3. Misinterpreting the Slope:

   • The slope represents the rise over run. If the slope is a whole number, remember to write it as a fraction over 1 (e.g., 3 = 3/1).
   • If the slope is negative, move down (decrease in y) and to the right (increase in x).

4. Drawing the Line Incorrectly:

   • Use a straightedge or ruler to draw the line accurately through the points you've plotted.
   • Extend the line through the entire graph to show that it continues infinitely in both directions.

5. Not Converting the Equation to Slope-Intercept Form:

   • If the equation is not in the form y = mx + b, rearrange it algebraically to isolate y before graphing.

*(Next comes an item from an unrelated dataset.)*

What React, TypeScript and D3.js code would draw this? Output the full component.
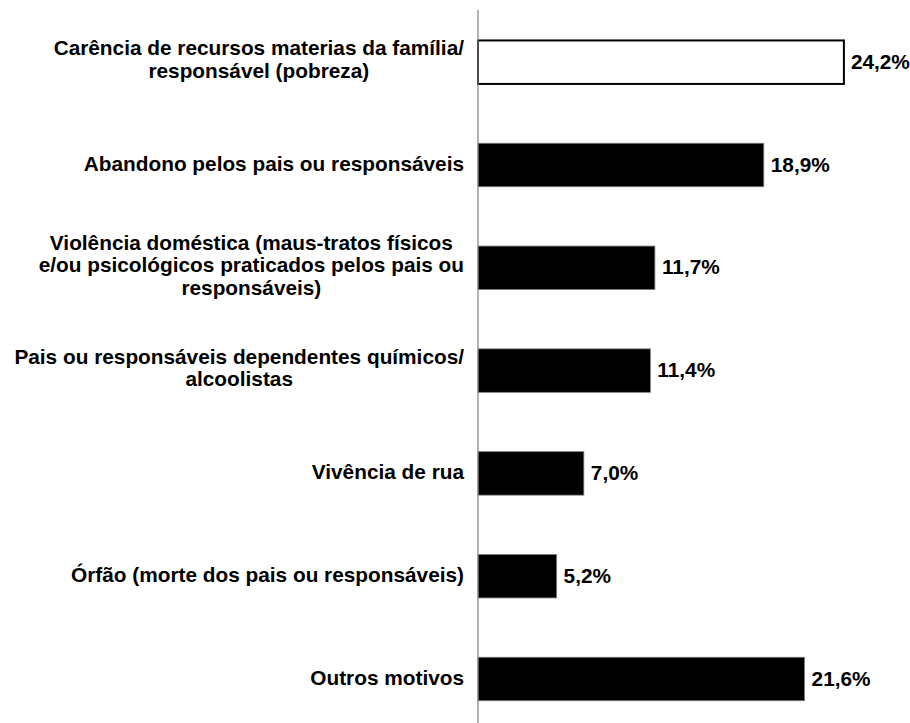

6. Confusing Horizontal and Vertical Lines:

   • Remember that horizontal lines have the equation y = c and a slope of 0, while vertical lines have the equation x = c and an undefined slope.

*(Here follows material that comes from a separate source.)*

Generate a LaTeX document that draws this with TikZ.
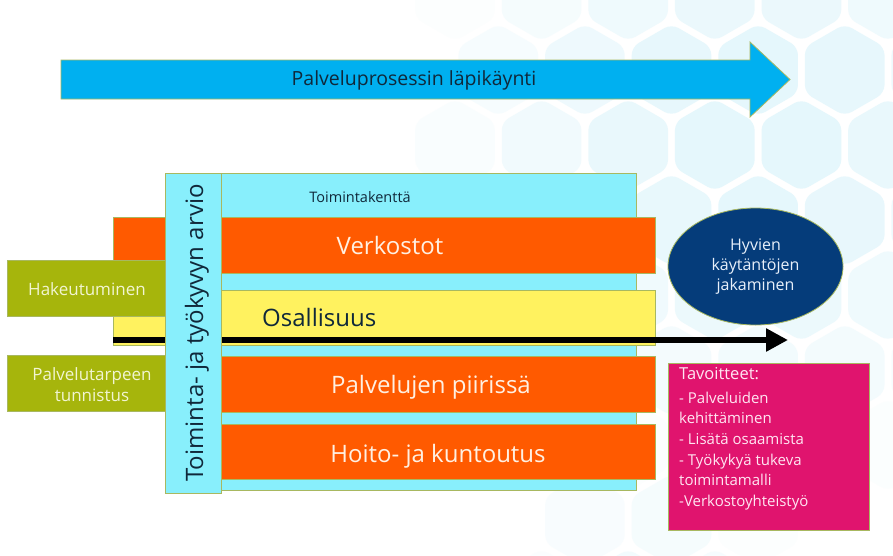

By being aware of these common mistakes, you can avoid them and improve your accuracy when graphing with slope and y-intercept.

Conclusion

Graphing with slope and y-intercept is a fundamental skill in algebra that provides a powerful way to visualize linear equations. By understanding the slope-intercept form y = mx + b, you can easily identify the slope and y-intercept and use them to plot any linear equation. This method not only simplifies the graphing process but also provides a clear understanding of the line's characteristics, such as its steepness and direction. Whether you're studying physics, economics, engineering, or simply solving everyday problems, the ability to graph with slope and y-intercept is an invaluable tool.

Mastering this technique requires practice and attention to detail. Make sure you correctly identify the slope and y-intercept, plot the y-intercept on the correct axis, and interpret the slope accurately. By avoiding common mistakes and working through various examples, you can become proficient in graphing linear equations and unlock a deeper understanding of linear relationships.

How do you plan to use graphing with slope and y-intercept in your studies or real-world applications? Are you ready to start practicing and mastering this essential skill?